The reagents used in this investigation were: N2 pure gas, NO span gas (10 %) with N2 as the balance gas, NaClO2, sodium chloride (NaCl), magnesium chloride hexahydrate (MgCl2∙6H2O), sodium sulfate (Na2SO4), anhydrous calcium chloride (CaCl2), potassium chloride (KCl), sodium bicarbonate (NaHCO3), sodium hydroxide (NaOH) and hydrochloric acid (HCl). All chemicals were analytical reagent (AR) degree without further purification. The deionized water was prepared in a two-stage ELGA PURELAB Option R15 purification system and had a resistivity of 15 MΩ∙cm.

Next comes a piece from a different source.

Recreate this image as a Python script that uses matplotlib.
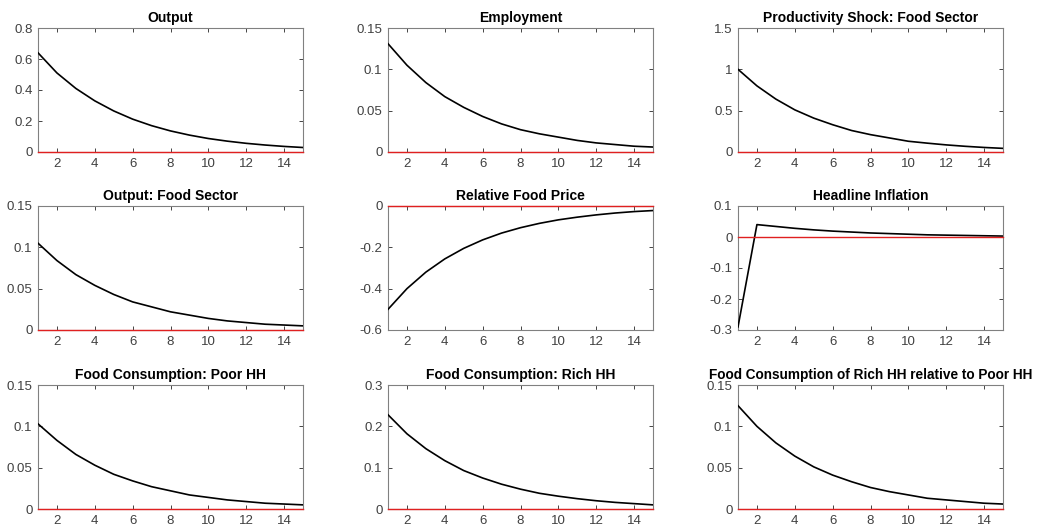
#!/usr/bin/env python3
"""Impulse responses to a food-sector productivity shock, 3x3 grid."""

import matplotlib
matplotlib.use("Agg")
import matplotlib.pyplot as plt
from matplotlib.ticker import FuncFormatter

periods = list(range(1, 16))

titles = [
    "Output",
    "Employment",
    "Productivity Shock: Food Sector",
    "Output: Food Sector",
    "Relative Food Price",
    "Headline Inflation",
    "Food Consumption: Poor HH",
    "Food Consumption: Rich HH",
    "Food Consumption of Rich HH relative to Poor HH",
]

output = [0.64, 0.51, 0.41, 0.33, 0.265, 0.212, 0.17, 0.136, 0.109, 0.087,
          0.07, 0.056, 0.045, 0.036, 0.029]
employment = [0.131, 0.105, 0.084, 0.067, 0.054, 0.043, 0.034, 0.027, 0.022,
              0.018, 0.014, 0.011, 0.009, 0.007, 0.006]
productivity = [1.0, 0.8, 0.64, 0.51, 0.41, 0.33, 0.26, 0.21, 0.17, 0.13,
                0.107, 0.086, 0.069, 0.055, 0.044]
output_food = [0.105, 0.084, 0.067, 0.054, 0.043, 0.034, 0.028, 0.022, 0.018,
               0.014, 0.011, 0.009, 0.007, 0.006, 0.005]
rel_food_price = [-0.5, -0.4, -0.32, -0.256, -0.205, -0.164, -0.131, -0.105,
                  -0.084, -0.067, -0.054, -0.043, -0.034, -0.027, -0.022]
headline_infl = [-0.29, 0.04, 0.034, 0.028, 0.023, 0.019, 0.016, 0.013,
                 0.011, 0.009, 0.007, 0.006, 0.005, 0.004, 0.003]
cons_poor = [0.103, 0.083, 0.066, 0.053, 0.042, 0.034, 0.027, 0.022, 0.017,
             0.014, 0.011, 0.009, 0.007, 0.006, 0.005]
cons_rich = [0.228, 0.182, 0.146, 0.117, 0.093, 0.075, 0.06, 0.048, 0.038,
             0.031, 0.025, 0.02, 0.016, 0.013, 0.01]
cons_rel = [0.125, 0.1, 0.08, 0.064, 0.051, 0.041, 0.033, 0.026, 0.021,
            0.017, 0.013, 0.011, 0.009, 0.007, 0.006]

series = [output, employment, productivity, output_food, rel_food_price,
          headline_infl, cons_poor, cons_rich, cons_rel]

y_ticks = [
    [0, 0.2, 0.4, 0.6, 0.8],
    [0, 0.05, 0.1, 0.15],
    [0, 0.5, 1, 1.5],
    [0, 0.05, 0.1, 0.15],
    [-0.6, -0.4, -0.2, 0],
    [-0.3, -0.2, -0.1, 0, 0.1],
    [0, 0.05, 0.1, 0.15],
    [0, 0.1, 0.2, 0.3],
    [0, 0.05, 0.1, 0.15],
]
x_ticks = [2, 4, 6, 8, 10, 12, 14]

plt.rcParams["font.family"] = ["Liberation Sans", "DejaVu Sans"]

W, H = 1037, 527
fig = plt.figure(figsize=(W / 100, H / 100), dpi=100)

col_left = [38, 388, 738]
row_bottom = [152, 330, 509]
ax_w, ax_h = 265, 124
axis_grey = "#262626"
label_grey = "#404040"


def fmt(v, _pos):
    s = "{:g}".format(round(v, 4))
    return "0" if s == "-0" else s


for i, (title, y) in enumerate(zip(titles, series)):
    r, c = divmod(i, 3)
    ax = fig.add_axes([col_left[c] / W, 1 - row_bottom[r] / H, ax_w / W, ax_h / H])
    ax.plot(periods, [0] * len(periods), color="#e02020", linewidth=1.0,
            zorder=5, clip_on=False)
    ax.plot(periods, y, color="black", linewidth=1.2, zorder=4)
    ax.set_xlim(1, 15)
    ax.set_ylim(y_ticks[i][0], y_ticks[i][-1])
    ax.set_xticks(x_ticks)
    ax.set_yticks(y_ticks[i])
    ax.yaxis.set_major_formatter(FuncFormatter(fmt))
    ax.tick_params(direction="in", top=True, right=True, length=3, width=0.6,
                   colors=axis_grey, labelcolor=label_grey, labelsize=9.5, pad=4)
    for sp in ax.spines.values():
        sp.set_color("#808080")
        sp.set_linewidth(0.8)
    size = 9.8 if len(title) > 40 else 10
    ax.set_title(title, fontsize=size, fontweight="bold", color="black", pad=4)

fig.savefig("out.png", dpi=100)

The substitute ocean water, which is prepared according to an American national standard (ASTM 2008), is used as seawater solvent in the experiments. For simplicity, minor elements, occurring naturally in concentration below 0.2 g/L, are not included. The process for preparing the substitute ocean water is as follows: firstly, stock solution No. 1 is prepared by dissolving 11.11 g MgCl2∙6H2O and 1.16 g CaCl2 in 50 mL deionized water. Secondly, stock solution No. 2 is prepared by dissolving 0.695 g KCl and 0.201 g NaHCO3 in 50 mL deionized water. Thirdly, dissolve 24.53 g NaCl and 4.09 g Na2SO4 in 900 mL deionized water and then add stock solution No. 1 and No. 2 slowly with vigorous stirring. Finally, adjust the pH value of the synthetic seawater to 8.2 with 0.2 M NaOH solution.
The scrubbing solution of various NaClO2 concentrations (5, 10, 15 and 20 mM) is prepared by adding certain amount of NaClO2 into deionized water and seawater, respectively. The initial pH values of NaClO2 solution are listed in Table 1. In order to investigate the buffer capacity of NaClO2 solution on the NO removal, 20 mM NaClO2 seawater and freshwater solution are titrated with 0.2 M HCl, respectively.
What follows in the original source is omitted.